3. This Court by order dated January 12, 2010[1] passed in the aforesaid writ petition directed the CBI to investigate the case relating to the killings of Sohrabuddin and his wife Kausarbi. The order came to be passed after the proceedings in this Court in regard to those killings had gone on for over four years, initially on the basis of two letter-petitions and subsequently under the aforesaid writ petition. At the beginning, the State of Gujarat stoutly and vociferously denied that the encounter in which Sohrabuddin was killed was stage-managed and it was only later that it came around to accept that it was actually so and his wife, Kausarbi too was killed while she was in illegal police custody and her body was disposed of in a manner as to make it untraceable. Some sort of an investigation was made by the Gujarat Police and a charge-sheet was submitted on July 16, 2007 against thirteen (13) persons who were members of the Anti Terrorist Squad, Gujarat Police and the Special Task Force, Rajasthan Police. On behalf of the writ-petitioner (Rubabbuddin Sheikh, the brother of the slain Sohrabuddin), however, it was submitted that the charge-sheet was deceptive and was designed more to cover up rather than uncover the entire conspiracy behind the murder of Sohrabuddin and his wife. It was pointed out that the Gujarat Police had completely ignored the killing of Tulsiram Prajapati in a similar police encounter one year after the killing of Sohrabuddin who was killed simply because he was a witness to the abduction of Sohrabuddin and his wife by the police party. On September 30, 2008 the Court was informed that following the submission of the charge-sheet, even as the matter was under the scrutiny of this Court, the case was hurriedly committed and the trial court had fixed the hearing on the charge on a day to day basis. The Court on that date stayed further proceedings in Sessions Case no. 256 of 2007 and directed for the records of the case to be put in the safe custody of the Registrar General of the Gujarat High Court.

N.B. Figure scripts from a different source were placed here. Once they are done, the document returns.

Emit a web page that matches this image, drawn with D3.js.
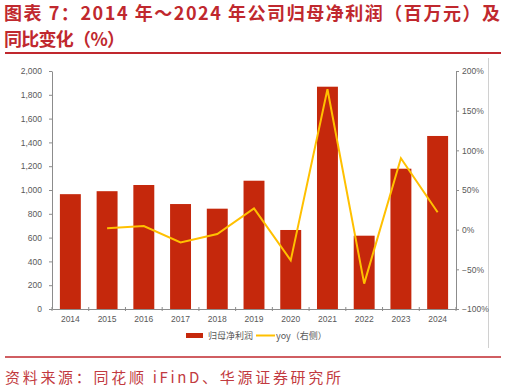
<!DOCTYPE html>
<html>
<head>
<meta charset="utf-8">
<script src="https://cdn.jsdelivr.net/npm/d3@7"></script>
<style>
  body { margin: 0; background: #fff; }
  svg { display: block; font-family: "Noto Sans CJK SC", "Noto Sans", sans-serif; }
</style>
</head>
<body>
<script>
// data
var years = ["2014","2015","2016","2017","2018","2019","2020","2021","2022","2023","2024"];
var profit = [965, 990, 1042, 882, 843, 1078, 664, 1868, 616, 1179, 1454];
var yoyYears = ["2015","2016","2017","2018","2019","2020","2021","2022","2023","2024"];
var yoy = [1.7, 4.6, -16, -5.4, 26.8, -38.7, 177, -68, 90, 22];
var leftTicks = [0, 200, 400, 600, 800, 1000, 1200, 1400, 1600, 1800, 2000];
var rightTicks = [-100, -50, 0, 50, 100, 150, 200];

var W = 506, H = 390;
var plot = { left: 52, right: 456, top: 71, bottom: 309 };
var red = "#c0282e", barColor = "#c5280c", lineColor = "#ffc000", axisColor = "#8c8c8c", txt = "#595959";

var svg = d3.select("body").append("svg").
  attr("width", W).
  attr("height", H);

// title
var title = svg.append("g").attr("fill", red).attr("font-weight", "bold").attr("font-size", 18);
title.append("text").attr("x", 4).attr("y", 20).
  attr("textLength", 496).attr("lengthAdjust", "spacing").
  text("图表 7：2014 年～2024 年公司归母净利润（百万元）及");
title.append("text").attr("x", 4).attr("y", 46).
  attr("textLength", 121).attr("lengthAdjust", "spacing").
  text("同比变化（%）");
svg.append("line").attr("x1", 5).attr("x2", 501).attr("y1", 53).attr("y2", 53).
  attr("stroke", red).attr("stroke-width", 2);

// frame edge on the right
svg.append("line").attr("x1", 488.5).attr("x2", 488.5).attr("y1", 58).attr("y2", 348).
  attr("stroke", "#d0d0d0").attr("stroke-width", 1);

var x = d3.scaleBand().domain(years).range([plot.left, plot.right]).
  paddingInner(0.43).paddingOuter(0.215);
var y = d3.scaleLinear().domain([0, 2000]).range([plot.bottom, plot.top]);
var y2 = d3.scaleLinear().domain([-100, 200]).range([plot.bottom, plot.top]);

// bars
svg.append("g").selectAll("rect").data(years).join("rect").
  attr("x", function(d) { return x(d); }).
  attr("width", x.bandwidth()).
  attr("y", function(d, i) { return y(profit[i]); }).
  attr("height", function(d, i) { return y(0) - y(profit[i]); }).
  attr("fill", barColor);

// yoy line
var line = d3.line().
  x(function(d, i) { return x(yoyYears[i]) + x.bandwidth() / 2; }).
  y(function(d) { return y2(d); });
svg.append("path").datum(yoy).
  attr("d", line).
  attr("fill", "none").
  attr("stroke", lineColor).
  attr("stroke-width", 2).
  attr("stroke-linejoin", "miter");

// axes
function styleAxis(g) {
  g.select(".domain").attr("stroke", axisColor);
  g.selectAll(".tick line").attr("stroke", axisColor);
  g.selectAll(".tick text").attr("fill", txt).attr("font-size", 8.5).attr("font-family", "Liberation Sans, Arial, sans-serif");
}

var yAxis = d3.axisLeft(y).tickValues(leftTicks).tickSize(3).tickPadding(7).tickSizeOuter(0).
  tickFormat(d3.format(","));
svg.append("g").attr("transform", "translate(" + plot.left + ",0)").call(yAxis).call(styleAxis);

var y2Axis = d3.axisRight(y2).tickValues(rightTicks).tickSize(3).tickPadding(3).tickSizeOuter(0).
  tickFormat(function(d) { return (d < 0 ? "\u2212" + (-d) : d) + "%"; });
svg.append("g").attr("transform", "translate(" + plot.right + ",0)").call(y2Axis).call(styleAxis);

var xAxis = d3.axisBottom(x).tickSize(0).tickPadding(7).tickSizeOuter(0);
var gx = svg.append("g").attr("transform", "translate(0," + plot.bottom + ")").call(xAxis).call(styleAxis);
// ticks between categories
var bounds = d3.range(years.length + 1).map(function(i) { return plot.left + i * x.step(); });
gx.selectAll(".sep").data(bounds).join("line").
  attr("x1", function(d) { return d; }).attr("x2", function(d) { return d; }).
  attr("y1", -2).attr("y2", 2).attr("stroke", axisColor);

// legend
var lg = svg.append("g").attr("font-size", 9).attr("fill", txt);
lg.append("rect").attr("x", 186).attr("y", 333).attr("width", 17).attr("height", 5).attr("fill", barColor);
lg.append("text").attr("x", 208).attr("y", 339).text("归母净利润");
lg.append("line").attr("x1", 256).attr("x2", 275).attr("y1", 335.5).attr("y2", 335.5).
  attr("stroke", lineColor).attr("stroke-width", 2);
lg.append("text").attr("x", 276).attr("y", 339).text("yoy（右侧）");

// source
svg.append("line").attr("x1", 5).attr("x2", 501).attr("y1", 357).attr("y2", 357).
  attr("stroke", red).attr("stroke-width", 1.5);
svg.append("text").attr("x", 5).attr("y", 383).attr("fill", "#c23a40").attr("font-size", 15).
  attr("textLength", 336).attr("lengthAdjust", "spacing").
  text("资料来源：同花顺 iFinD、华源证券研究所");
</script>
</body>
</html>
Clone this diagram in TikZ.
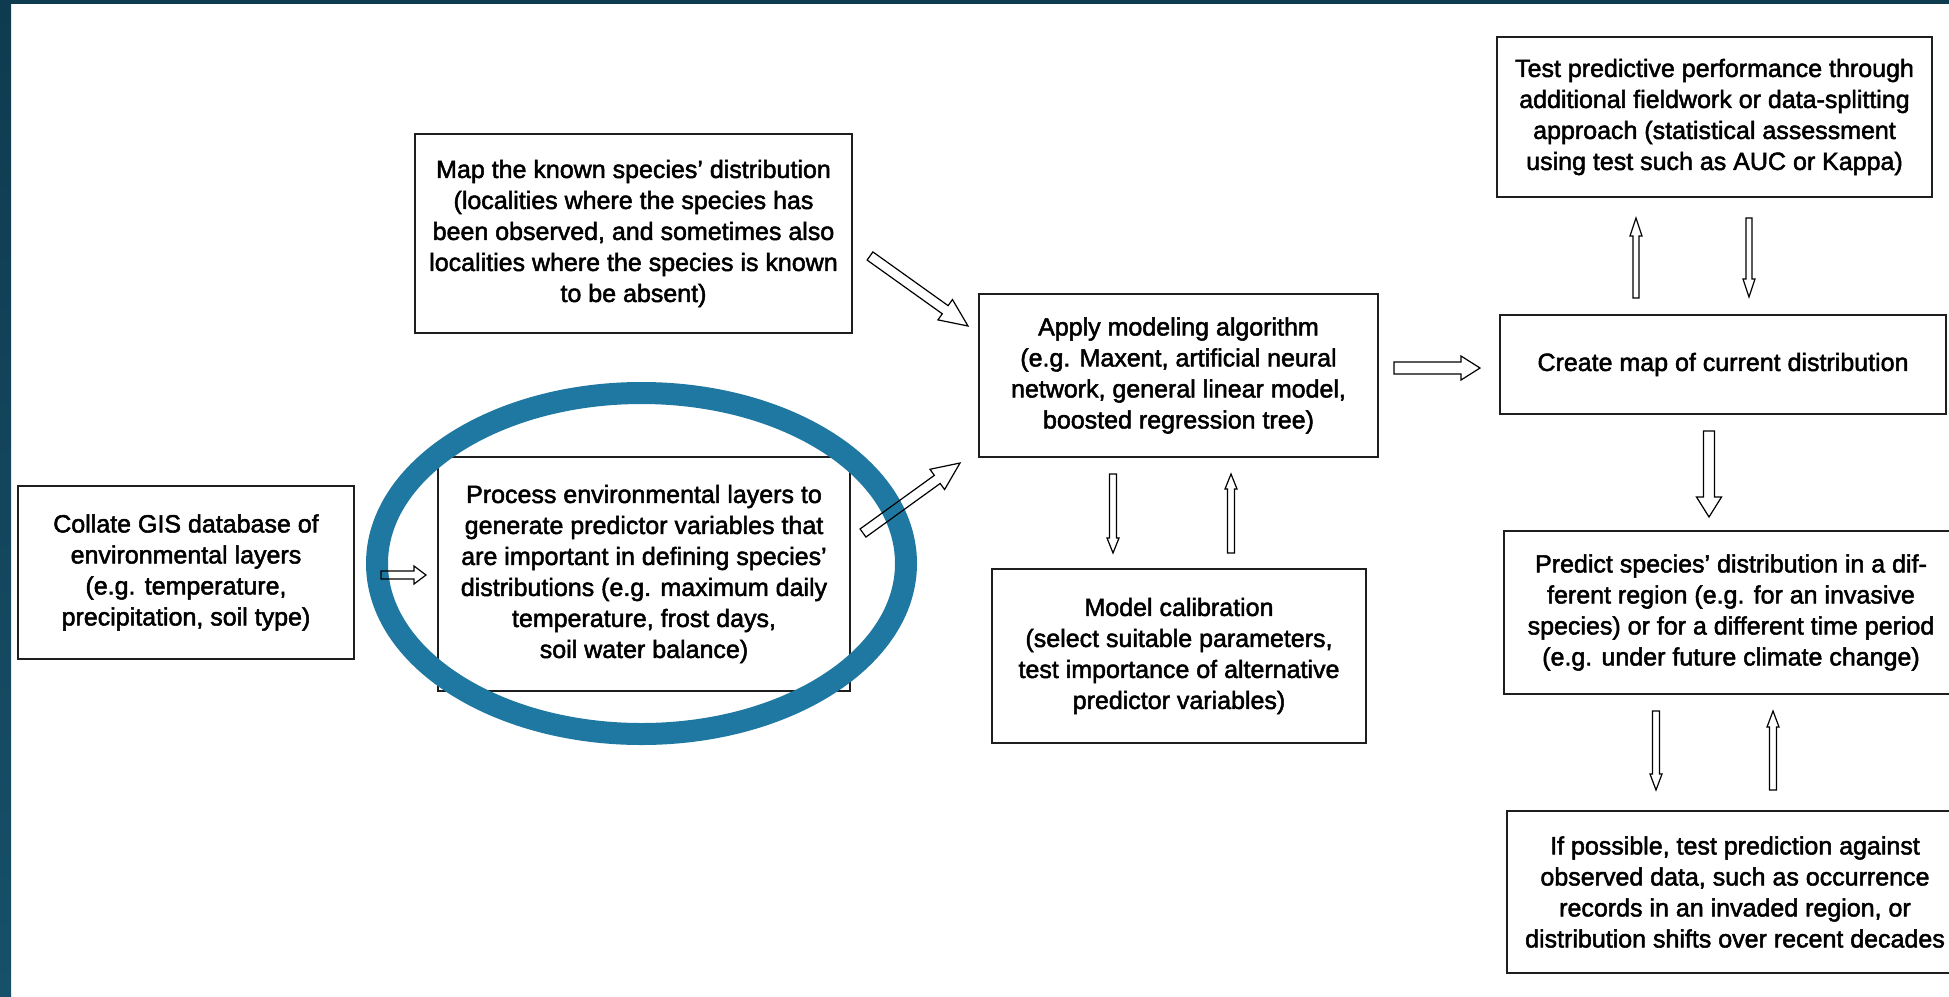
\documentclass[tikz,border=0pt]{standalone}
\usepackage{fontspec}
\setmainfont{Liberation Sans}
\newfontfamily\diafont{Liberation Sans}[FakeBold=2]
\usetikzlibrary{calc}
\definecolor{frameA}{HTML}{0F3B50}
\definecolor{frameB}{HTML}{175069}
\definecolor{ringblue}{HTML}{1F78A1}
\definecolor{boxline}{HTML}{1E1E1E}
\tikzset{
  box/.style={draw=boxline, line width=1pt, fill=white, inner sep=0pt, align=center,
    font=\diafont\fontsize{12.5}{15.5}\selectfont},
  blockarrow/.style={draw=black, line width=0.6pt, line join=miter},
  ring/.style={draw=ringblue, line width=11pt},
}
\newcommand\boxnode[6]{\node[box, minimum width={(#4-#2)*0.5pt}, minimum height={(#5-#3)*0.5pt}] (#1) at ({(#2+#4)/2},{(#3+#5)/2}) {#6};}
% #1 from, #2 to, #3 shaft half width, #4 head half width, #5 head length
\newcommand\blockarr[5]{%
\draw[blockarrow] let \p1=($(#2)-(#1)$), \n1={veclen(\x1,\y1)}, \n2={atan2(\y1,\x1)} in
 ($(#1)+(\n2+90:#3)$) -- ($(#1)+(\n2:\n1-#5)+(\n2+90:#3)$) -- ($(#1)+(\n2:\n1-#5)+(\n2+90:#4)$) -- (#2)
 -- ($(#1)+(\n2:\n1-#5)+(\n2-90:#4)$) -- ($(#1)+(\n2:\n1-#5)+(\n2-90:#3)$) -- ($(#1)+(\n2-90:#3)$) -- cycle;}
\begin{document}
\begin{tikzpicture}[x=0.5pt, y=-0.5pt]
\useasboundingbox (0,0) rectangle (1949,996);
\fill[white] (0,0) rectangle (1949,996);
\shade[top color=frameA, bottom color=frameB] (0,0) rectangle (11,996);
\fill[frameA] (0,0) rectangle (1949,4);

\boxnode{map}{415}{134}{852}{333}{Map the known species’ distribution\\(localities where the species has\\been observed, and sometimes also\\localities where the species is known\\to be absent)}
\boxnode{apply}{979}{294}{1378}{457}{Apply modeling algorithm\\(e.g. Maxent, artificial neural\\network, general linear model,\\boosted regression tree)}
\boxnode{calib}{992}{569}{1366}{743}{Model calibration\\(select suitable parameters,\\test importance of alternative\\predictor variables)}
\boxnode{collate}{18}{486}{354}{659}{Collate GIS database of\\environmental layers\\(e.g. temperature,\\precipitation, soil type)}
\boxnode{process}{438}{457}{850}{691}{Process environmental layers to\\generate predictor variables that\\are important in defining species’\\distributions (e.g. maximum daily\\temperature, frost days,\\soil water balance)}
\boxnode{test}{1497}{37}{1932}{197}{Test predictive performance through\\additional fieldwork or data-splitting\\approach (statistical assessment\\using test such as AUC or Kappa)}
\boxnode{create}{1500}{315}{1946}{414}{Create map of current distribution}
\boxnode{predict}{1504}{531}{1958}{694}{Predict species’ distribution in a dif-\\ferent region (e.g. for an invasive\\species) or for a different time period\\(e.g. under future climate change)}
\boxnode{ifposs}{1507}{811}{1963}{973}{If possible, test prediction against\\observed data, such as occurrence\\records in an invaded region, or\\distribution shifts over recent decades}

\draw[ring] (641.5,563.5) ellipse [x radius=264.5, y radius=170.5];

\coordinate (a1s) at (381,575); \coordinate (a1e) at (426,575);
\coordinate (a2s) at (870,256); \coordinate (a2e) at (968,326);
\coordinate (a3s) at (863,533); \coordinate (a3e) at (960,463);
\coordinate (a4s) at (1113,474); \coordinate (a4e) at (1113,553);
\coordinate (a5s) at (1231,553); \coordinate (a5e) at (1231,474);
\coordinate (a6s) at (1394,368); \coordinate (a6e) at (1480,368);
\coordinate (a7s) at (1636,298); \coordinate (a7e) at (1636,218);
\coordinate (a8s) at (1749,218); \coordinate (a8e) at (1749,297);
\coordinate (a9s) at (1709,431); \coordinate (a9e) at (1709,517);
\coordinate (a10s) at (1656,711); \coordinate (a10e) at (1656,790);
\coordinate (a11s) at (1773,790); \coordinate (a11e) at (1773,711);

\blockarr{a1s}{a1e}{2pt}{4.5pt}{6pt}
\blockarr{a2s}{a2e}{2.5pt}{6.25pt}{14pt}
\blockarr{a3s}{a3e}{2.5pt}{6.25pt}{14pt}
\blockarr{a4s}{a4e}{1.75pt}{3pt}{7.5pt}
\blockarr{a5s}{a5e}{1.75pt}{3pt}{7.5pt}
\blockarr{a6s}{a6e}{3pt}{6pt}{9.5pt}
\blockarr{a7s}{a7e}{1.5pt}{3pt}{9pt}
\blockarr{a8s}{a8e}{1.5pt}{3pt}{9pt}
\blockarr{a9s}{a9e}{2.75pt}{6.25pt}{10pt}
\blockarr{a10s}{a10e}{1.75pt}{3pt}{8pt}
\blockarr{a11s}{a11e}{1.75pt}{3pt}{8pt}
\end{tikzpicture}
\end{document}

6. Among the number of reasons that weighed with the Court to ask the CBI to investigate into the killings of Sohrabuddin and his wife, even after the submission of charge-sheet by the Gujarat Police was the trenchant refusal by the State of Gujarat and the State police to see any connection between the killings of Sohrabuddin and his wife and the killing of Tulsiram Prajapati. In the order dated January 12, 2010 by which the investigation of the case was entrusted to the CBI, the Court commented upon the persistent effort to disconnect the Prajapati encounter from the killings of Sohrabuddin and his wife as under:
26. The submissions made by the CBI in support of the prayer for the cancellation of bail and the transfer of the case were substantially the same. It was submitted on its behalf that Amitbhai Shah presided over an extortion racket. In his capacity as the minister for Home, he was in a position to place his henchmen, top ranking policemen at positions where they could sub-serve and safeguard his interests. He was part of the larger conspiracy to kill Sohrabuddin and later on his wife and finally Tulsiram Prajapati, as he was a witness to the abduction of Sohrabuddin and his wife by the police party. Taking advantage of his position as the minister, he constantly obstructed any proper investigation into the killings of Sohrabuddin and Kausarbi even when the matter came to the notice of this Court and this Court issued directions for a thorough investigation into their killings. It was at his behest and under his pressure that the top ranking police officers tried to cover up all signs of his involvement in the killings of Sohrabuddin, Kausarbi and Tulsiram Prajapati and systematically suppressed any honest investigation into those cases and even tried to mislead this Court. Even after the investigation was handed over to the CBI, he made things very difficult for them and the CBI was able to do the investigation against great odds. It is further submitted that the phone records pertaining to the periods when Sohrabuddin and his wife were abducted, Sohrabuddin was killed and his wife was killed and her body was disposed of by burning and of the later period at the time of killing of Prajapati showed Amitbhai Shah in regular touch with the policemen, accused in the case, who were actually executing the killings and the other allied offences. There was no reason for the minister for State of Home to speak directly on phone to police officers, far below him in the chain of command and the explanation given on his behalf in regard to those phone calls was on the face of it false and unacceptable. Apart from the phone records, there were many other materials and incontrovertible circumstances to establish the charges against Amitbhai Shah.